Data shown —
━━━

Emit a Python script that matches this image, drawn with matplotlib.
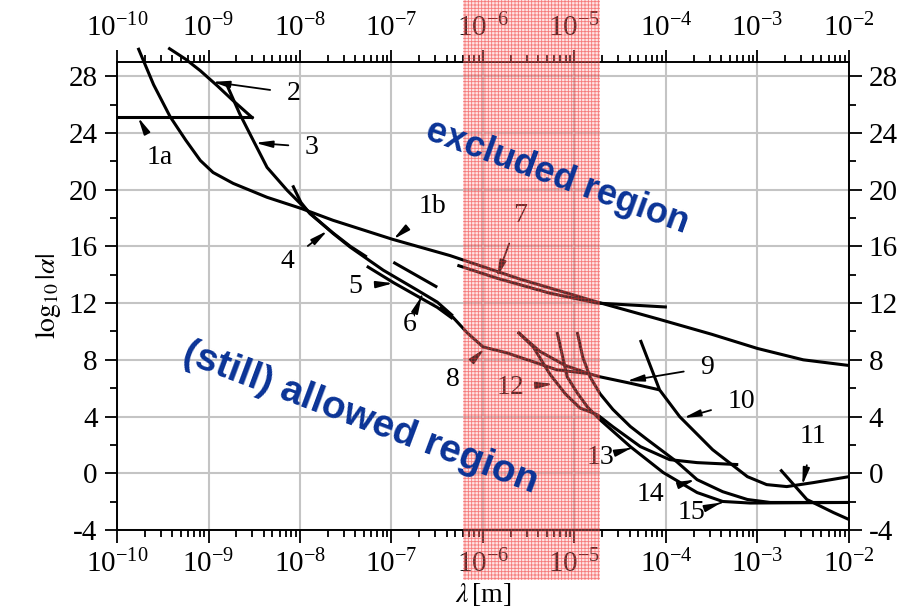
import matplotlib
matplotlib.use("Agg")
import matplotlib.pyplot as plt
import numpy as np
from matplotlib.patches import Rectangle
from matplotlib.transforms import blended_transform_factory
from matplotlib.ticker import MultipleLocator, FixedLocator

plt.rcParams['font.family'] = ['Liberation Serif', 'DejaVu Serif']
plt.rcParams['mathtext.fontset'] = 'stix'
plt.rcParams['axes.unicode_minus'] = False
plt.rcParams['hatch.linewidth'] = 0.6

# constraint curves: log10(lambda [m]) and log10|alpha|
c1a_x = [-10.0, -8.51]
c1a_y = [25.15, 25.15]
c1b_x = [-9.77, -9.60, -9.42, -9.25, -9.09, -8.95, -8.73, -8.36, -7.99, -7.64,
         -6.99, -6.36, -5.60, -4.75, -4.07, -3.50, -3.00, -2.50, -2.00]
c1b_y = [30.0, 27.4, 25.15, 23.5, 22.06, 21.21, 20.44, 19.46, 18.68, 17.84,
         16.5, 15.35, 13.7, 12.07, 10.85, 9.8, 8.8, 8.0, 7.6]
c2_x = [-9.44, -9.25, -9.09, -8.90, -8.73, -8.51]
c2_y = [30.0, 29.2, 28.39, 27.3, 26.27, 25.01]
c3_x = [-8.80, -8.66, -8.51, -8.36, -8.14, -7.89, -7.64, -7.45, -7.09, -6.72, -6.50, -6.33]
c3_y = [27.4, 25.36, 23.46, 21.57, 19.95, 18.33, 16.92, 15.94, 14.32, 12.92, 12.07, 11.1]
c4_x = [-8.08, -7.99, -7.89, -7.64, -7.45, -7.27]
c4_y = [20.3, 19.1, 18.3, 16.95, 16.0, 15.25]
c5_x = [-7.27, -6.98, -6.72, -6.50, -6.33]
c5_y = [14.6, 13.45, 12.5, 11.7, 10.9]
c6_x = [-6.98, -6.50]
c6_y = [14.88, 13.12]
c7_x = [-6.28, -5.85, -5.27, -4.75, -3.99]
c7_y = [14.67, 13.76, 12.7, 12.0, 11.72]
c8_x = [-6.47, -6.33, -6.17, -6.00, -5.74, -5.45, -5.19, -4.94, -4.83]
c8_y = [11.72, 11.01, 9.89, 8.91, 8.49, 7.86, 7.29, 7.1, 7.0]
c9_x = [-4.83, -4.72, -4.39, -4.07]
c9_y = [7.0, 6.8, 6.35, 5.88]
c10_x = [-4.28, -4.07, -3.85, -3.49, -3.11, -2.90, -2.68, -2.39, -2.00]
c10_y = [9.40, 5.88, 3.99, 1.66, -0.24, -0.80, -0.94, -0.66, -0.24]
c11_x = [-2.75, -2.46, -2.17, -2.00]
c11_y = [0.26, -1.85, -2.77, -3.26]
c12_x = [-5.62, -5.45, -5.27, -5.10, -4.94, -4.75]
c12_y = [9.96, 8.9, 7.0, 5.6, 4.6, 4.13]
c12b_x = [-5.62, -5.38, -5.10, -4.83]
c12b_y = [9.96, 8.6, 7.6, 7.0]
c13_x = [-4.75, -4.58, -4.28, -3.96, -3.66, -3.21]
c13_y = [4.13, 3.28, 1.88, 0.96, 0.75, 0.61]
c14_x = [-4.97, -4.91, -4.83, -4.72, -4.58, -4.39, -4.21, -3.88, -3.66, -3.38, -3.11, -2.86, -2.60, -2.00]
c14_y = [9.96, 8.2, 6.8, 5.6, 4.5, 3.3, 2.4, 0.8, -0.45, -1.3, -1.85, -2.06, -2.06, -2.06]
c15_x = [-5.19, -5.08, -4.97, -4.86, -4.72, -4.39, -4.03, -3.66, -3.38, -3.08, -2.00]
c15_y = [9.96, 6.8, 5.67, 4.69, 3.77, 1.88, 0.05, -1.36, -1.99, -2.10, -2.06]

curves = [(c1a_x, c1a_y), (c1b_x, c1b_y), (c2_x, c2_y), (c3_x, c3_y), (c4_x, c4_y),
          (c5_x, c5_y), (c6_x, c6_y), (c7_x, c7_y), (c8_x, c8_y), (c9_x, c9_y),
          (c10_x, c10_y), (c11_x, c11_y), (c12_x, c12_y), (c12b_x, c12b_y),
          (c13_x, c13_y), (c14_x, c14_y), (c15_x, c15_y)]

# curve labels: text, text position, arrow tip (log10 lambda, log10 alpha)
labels = ['1a', '1b', '2', '3', '4', '5', '6', '7', '8', '9', '10', '11', '12', '13', '14', '15']
label_xy = [(-9.53, 22.3), (-6.55, 18.8), (-8.07, 26.8), (-7.87, 23.0), (-8.14, 14.9),
            (-7.40, 13.2), (-6.80, 10.5), (-5.60, 18.2), (-6.33, 6.6), (-3.55, 7.45),
            (-3.18, 5.05), (-2.39, 2.6), (-5.70, 6.05), (-4.72, 1.1), (-4.17, -1.5),
            (-3.72, -2.8)]
label_tip = [(-9.77, 25.1), (-6.98, 16.5), (-8.96, 27.6), (-8.49, 23.3), (-7.70, 17.1),
             (-6.98, 13.4), (-6.67, 12.5), (-5.85, 13.8), (-5.98, 8.8), (-4.43, 6.5),
             (-3.81, 3.9), (-2.51, -0.85), (-5.23, 6.3), (-4.37, 1.8), (-3.68, -0.45),
             (-3.39, -2.06)]

decades = np.arange(-10, -1)
band = (10 ** -6.22, 10 ** -4.72)

fig = plt.figure(figsize=(8.98, 6.11), dpi=100)
ax = fig.add_axes([0.1303, 0.1326, 0.8151, 0.7659])

for xs, ys in curves:
    ax.plot(10.0 ** np.array(xs), ys, color='black', lw=2.2, solid_capstyle='butt',
            zorder=3, clip_on=False)

for lab, (tx, ty), (px, py) in zip(labels, label_xy, label_tip):
    ax.annotate(lab, xy=(10 ** px, py), xytext=(10 ** tx, ty),
                ha='center', va='center', fontsize=20, zorder=4,
                arrowprops=dict(arrowstyle='-|>,head_length=0.5,head_width=0.1',
                                color='black', lw=1.3, shrinkA=10, shrinkB=0))

ax.set_xscale('log')
ax.set_xlim(1e-10, 1e-2)
ax.set_ylim(-4, 29)
ax.xaxis.set_major_locator(FixedLocator(10.0 ** decades))
minor = [m * 10.0 ** d for d in decades[:-1] for m in range(2, 10)]
ax.xaxis.set_minor_locator(FixedLocator(minor))
ax.yaxis.set_major_locator(MultipleLocator(4))
ax.yaxis.set_minor_locator(MultipleLocator(2))
ax.grid(True, which='major', color='#c4c4c4', lw=1.5, zorder=0)
ax.set_axisbelow(True)
ax.tick_params(which='both', direction='out', top=True, right=True,
               labeltop=True, labelright=True, labelsize=21, width=1.3, pad=5)
ax.tick_params(which='major', length=9)
ax.tick_params(which='minor', length=5)
for s in ax.spines.values():
    s.set_linewidth(1.4)

ax.set_ylabel(r'$\mathrm{log}_{10}\,|\alpha|$', fontsize=20, labelpad=4)
ax.set_xlabel(r'$\lambda\,$[m]', fontsize=20, labelpad=2)

# excluded wavelength band, drawn over the whole frame height
trans = blended_transform_factory(ax.transData, fig.transFigure)
ax.add_patch(Rectangle((band[0], 0.05), band[1] - band[0], 0.95, transform=trans,
                       facecolor=(1.0, 0.65, 0.65, 0.3), edgecolor=(0.93, 0.15, 0.15, 0.55),
                       hatch='+++++', lw=0, clip_on=False, zorder=5))

ax.text(10 ** -5.19, 20.86, 'excluded region', fontsize=26, fontweight='bold',
        family='Liberation Sans', color='#0a3396', rotation=-20,
        ha='center', va='center', rotation_mode='anchor', zorder=6)
ax.text(10 ** -7.34, 3.91, '(still) allowed region', fontsize=28, fontweight='bold',
        family='Liberation Sans', color='#0a3396', rotation=-20.5,
        ha='center', va='center', rotation_mode='anchor', zorder=6)

fig.savefig('out.png', dpi=100)
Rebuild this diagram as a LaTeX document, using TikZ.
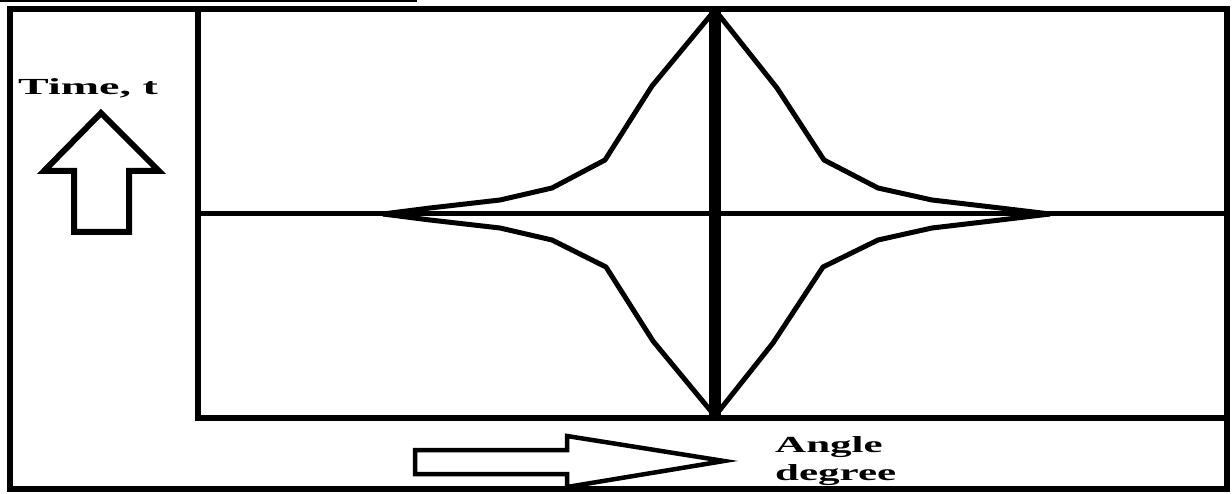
\documentclass[tikz,border=0pt]{standalone}
\usepackage{fontspec}
\setmainfont{Liberation Serif}
\begin{document}
\begin{tikzpicture}[x=1pt,y=-1pt,
  frame/.style={line width=6.5pt,line cap=rect},
  grid/.style={line width=5pt},
  curve/.style={line width=5pt,line join=round},
  bigarrow/.style={line width=6pt,line join=miter},
  thinarrow/.style={line width=4.5pt,line join=miter},
  lbl/.style={font=\fontsize{23}{28}\selectfont\bfseries,inner sep=0pt,align=left}]
\useasboundingbox (0,0) rectangle (1232,494);
\fill[white] (0,0) rectangle (1232,494);
% top thin line
\draw[line width=2pt] (0,1) -- (417,1);
% outer frame
\draw[frame] (10,9) rectangle (1227,489);
% inner frame lines
\draw[frame] (198,9) -- (198,418) -- (1227,418);
\draw[grid] (198,214) -- (1227,214);
% central thick vertical
\draw[line width=12pt] (715,7) -- (715,418);
% curves
\draw[curve] (715,10) -- (652,86) -- (605,160) -- (552,188) -- (500,200) -- (430,208) -- (383,214);
\draw[curve] (715,10) -- (777,88) -- (824,160) -- (878,188) -- (932,200) -- (1000,208) -- (1050,214);
\draw[curve] (715,416) -- (653,341) -- (606,267) -- (552,240) -- (500,228) -- (430,220) -- (383,214);
\draw[curve] (715,416) -- (773,343) -- (823,267) -- (878,240) -- (932,228) -- (1000,220) -- (1050,214);
% up arrow
\draw[bigarrow] (74,232) -- (74,171) -- (44,171) -- (101,113) -- (159,171) -- (129,171) -- (129,232) -- cycle;
% right arrow
\draw[thinarrow] (415,450) -- (567,450) -- (567,436) -- (724,461) -- (567,487) -- (567,474) -- (415,474) -- cycle;
% labels
\node[lbl,anchor=base west] (time) at (18,95) {\scalebox{2}[1]{Time, t}};
\node[lbl,anchor=base west] (ang) at (775,452) {\scalebox{1.87}[1]{Angle}};
\node[lbl,anchor=base west] (deg) at (775,480) {\scalebox{1.87}[1]{degree}};
\end{tikzpicture}
\end{document}
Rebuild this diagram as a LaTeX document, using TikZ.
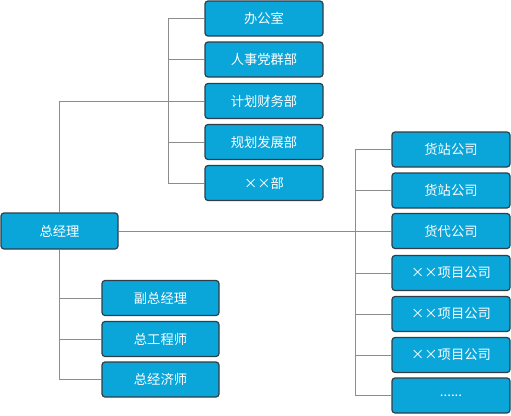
\documentclass[tikz,border=0pt]{standalone}
\usepackage{fontspec}
\setmainfont{Noto Sans CJK SC}
\begin{document}
\begin{tikzpicture}[x=1pt,y=-1pt,
  box/.style={draw=boxline, line width=1.2pt, fill=boxfill, rounded corners=3pt,
    minimum width=118pt, minimum height=35pt, inner sep=0pt, text=white,
    font=\fontsize{13.3pt}{15pt}\selectfont},
  conn/.style={draw=linegray, line width=0.9pt}]
\definecolor{boxfill}{HTML}{0AA5D9}
\definecolor{boxline}{HTML}{2F3E48}
\definecolor{linegray}{HTML}{8C8C8C}
\useasboundingbox[fill=white] (0,0) rectangle (511,415);
% top departments
\node[box] (t1) at (264,18.5) {办公室};
\node[box] (t2) at (264,59.5) {人事党群部};
\node[box] (t3) at (264,101) {计划财务部};
\node[box] (t4) at (264,142) {规划发展部};
\node[box] (t5) at (264,183) {××部};
% general manager
\node[box, minimum width=117pt, minimum height=36pt] (m) at (59.5,231) {总经理};
% right companies
\node[box] (r1) at (451,149.5) {货站公司};
\node[box] (r2) at (451,190.5) {货站公司};
\node[box] (r3) at (451,231) {货代公司};
\node[box] (r4) at (451,273) {××项目公司};
\node[box] (r5) at (451,314) {××项目公司};
\node[box] (r6) at (451,355) {××项目公司};
\node[box] (r7) at (451,395.5) {......};
% bottom deputies
\node[box, minimum width=117pt] (b1) at (160.5,298) {副总经理};
\node[box, minimum width=117pt] (b2) at (160.5,339) {总工程师};
\node[box, minimum width=117pt] (b3) at (160.5,379.5) {总经济师};
% connectors top
\coordinate (tj1) at (168,18.5);
\coordinate (tj5) at (168,183);
\draw[conn] (t1.west) -- (tj1) -- (tj5) -- (t5.west);
\draw[conn] (t2.west) -- (168,59.5);
\draw[conn] (t4.west) -- (168,142);
\draw[conn] (m.north) |- (t3.west);
% connectors right
\coordinate (rj1) at (355,149.5);
\coordinate (rj7) at (355,395.5);
\draw[conn] (r1.west) -- (rj1) -- (rj7) -- (r7.west);
\draw[conn] (m.east) -- (r3.west);
\foreach \n/\y in {r2/190.5,r4/273,r5/314,r6/355}
  \draw[conn] (\n.west) -- (355,\y);
% connectors bottom
\draw[conn] (m.south) |- (b3.west);
\draw[conn] (b1.west) -- (59.5,298);
\draw[conn] (b2.west) -- (59.5,339);
\end{tikzpicture}
\end{document}
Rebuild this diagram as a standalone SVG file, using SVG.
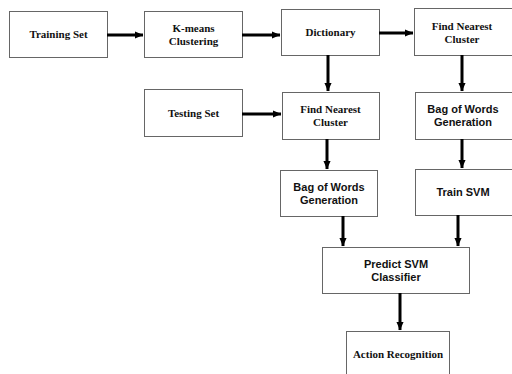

━━━

Stated task — Your task is to reproduce exactly the lines from the start of the data above through the line containing "from matplotlib.ticker import", leaving every picture out.

Response for this exercise —
Emit a Python script that matches this image, drawn with matplotlib.
import matplotlib
matplotlib.use("Agg")
import matplotlib.pyplot as plt
import numpy as np
from matplotlib.patches import Rectangle
from matplotlib.transforms import blended_transform_factory
from matplotlib.ticker import MultipleLocator, FixedLocator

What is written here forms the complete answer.